Korea, however, has not been aggressive in its development of the AI sector. According to the Korea Evaluation Institute of Industrial Technology, if the United States’ level of AI development is 100, Korea stands at just 73.1. This is 10 points behind Europe (85.7) and Japan (83.7).

As a result, the nation could be in danger of offering up the domestic market to foreign companies before native AI technology can put up a fight.

“Korea used to lag in the health care and financial technology sector, but we have caught up fast thanks to increasing investment,” said Prof. Lee Kyoung-jun of Kyunghee University’s business department. “We need to secure our competitiveness by focusing our investments on industry-specific AI development.”

Despite the lag, Korean companies are getting ready to compete with foreign giants. Samsung is developing a new IoT platform that will provide consumers with appropriate solutions before they ask for it by analyzing their needs through AI. The electronics company is also investing more in AI-focused start-ups.
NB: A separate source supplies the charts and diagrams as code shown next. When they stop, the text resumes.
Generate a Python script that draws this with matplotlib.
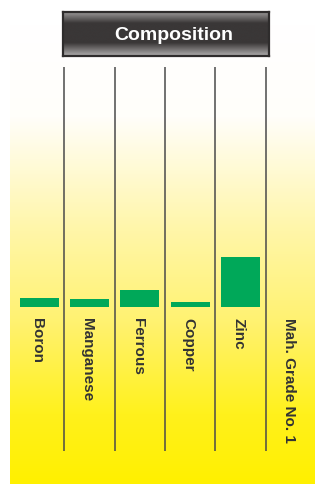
import matplotlib.pyplot as plt
import numpy as np
from matplotlib.colors import LinearSegmentedColormap

categories = ["Boron", "Manganese", "Ferrous", "Copper", "Zinc", "Mah. Grade No. 1"]
bar_values = [0.87, 0.8, 1.7, 0.5, 5.0]
title = "Composition"

W, H = 315, 485
fig = plt.figure(figsize=(W / 100, H / 100), dpi=100)
FONT = ["Liberation Sans", "DejaVu Sans"]


def px_axes(x0, y0, x1, y1, **kw):
    # axes from pixel box (top-left origin)
    return fig.add_axes([x0 / W, 1 - y1 / H, (x1 - x0) / W, (y1 - y0) / H], **kw)


# background gradient: white at top to yellow at bottom
bg = px_axes(10, 25, 315, 485)
bg.set_axis_off()
grad_cmap = LinearSegmentedColormap.from_list(
    "wy", [(0.0, "#ffffff"), (0.2, "#fffefa"), (0.45, "#fff6a8"),
           (0.65, "#fff270"), (0.85, "#fff11c"), (1.0, "#fff000")]
)
g = np.linspace(0, 1, 256).reshape(-1, 1)
bg.imshow(g, aspect="auto", cmap=grad_cmap, extent=[0, 1, 0, 1], origin="upper")
bg.set_xlim(0, 1)
bg.set_ylim(0, 1)

# title bar with metallic gradient
tb = px_axes(63, 13, 269, 57)
tb.set_xticks([])
tb.set_yticks([])
for s in tb.spines.values():
    s.set_color("#2e2c2c")
    s.set_linewidth(1.6)
metal = LinearSegmentedColormap.from_list(
    "metal", [(0.0, "#9a9898"), (0.25, "#3a3737"), (0.7, "#3a3737"), (1.0, "#b0aeae")]
)
tb.imshow(g, aspect="auto", cmap=metal, extent=[0, 1, 0, 1], origin="upper")
tb.set_xlim(0, 1)
tb.set_ylim(0, 1)
tb.text(0.54, 0.5, title, color="white", fontsize=14, fontweight="bold",
        family=FONT, ha="center", va="center", transform=tb.transAxes)

# main chart
ax = px_axes(14, 68, 316, 452)
ax.patch.set_alpha(0)
ax.set_axis_off()
ax.set_xlim(-0.5, len(categories) - 0.5)
ax.set_ylim(-14.4, 24)

x = np.arange(len(bar_values))
ax.bar(x, bar_values, width=0.78, color="#00a859", zorder=3)

for i in range(len(categories) - 1):
    ax.axvline(i + 0.5, color="#4a4a4a", linewidth=1.1, zorder=2)

for i, lab in enumerate(categories):
    ax.text(i - 0.04, -1.0, lab, rotation=-90, ha="center", va="top",
            fontsize=11, fontweight="bold", color="#333333",
            family=FONT, zorder=4)

fig.savefig("out.png", dpi=100)
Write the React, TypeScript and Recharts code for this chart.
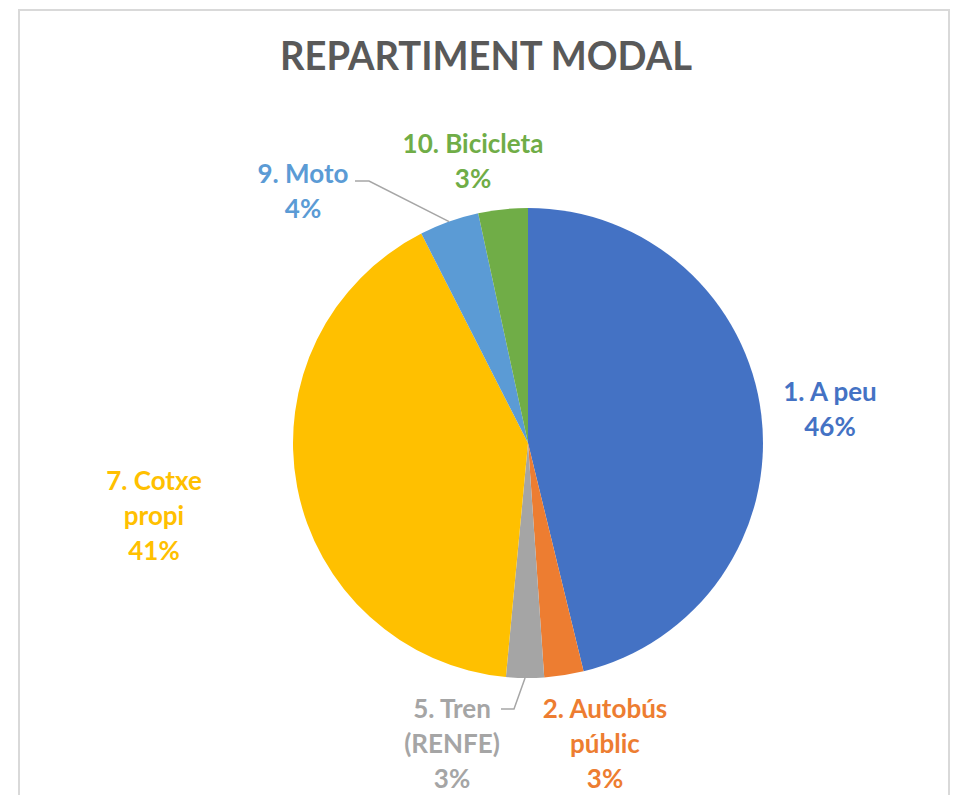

“We are basically researching every application of AI,” said Lee Geun-bae, executive director at the joint research center of Samsung Electronics and Seoul National University.

Domestic companies such as SK Telecom, Naver, Kakao and NCSoft are also speeding up their development of AI-related services including voice recognition, games, search and translation.

“Korea is behind in technological development and platform domination, but we still have the ability to closely follow the major pioneers in the industry,” said Prof. Song Dae-gene of Chungbuk National University’s management information systems department. “With the nation’s unique ‘fast follower’ strategy, Korea may well catch up with the market trends and then take the lead.”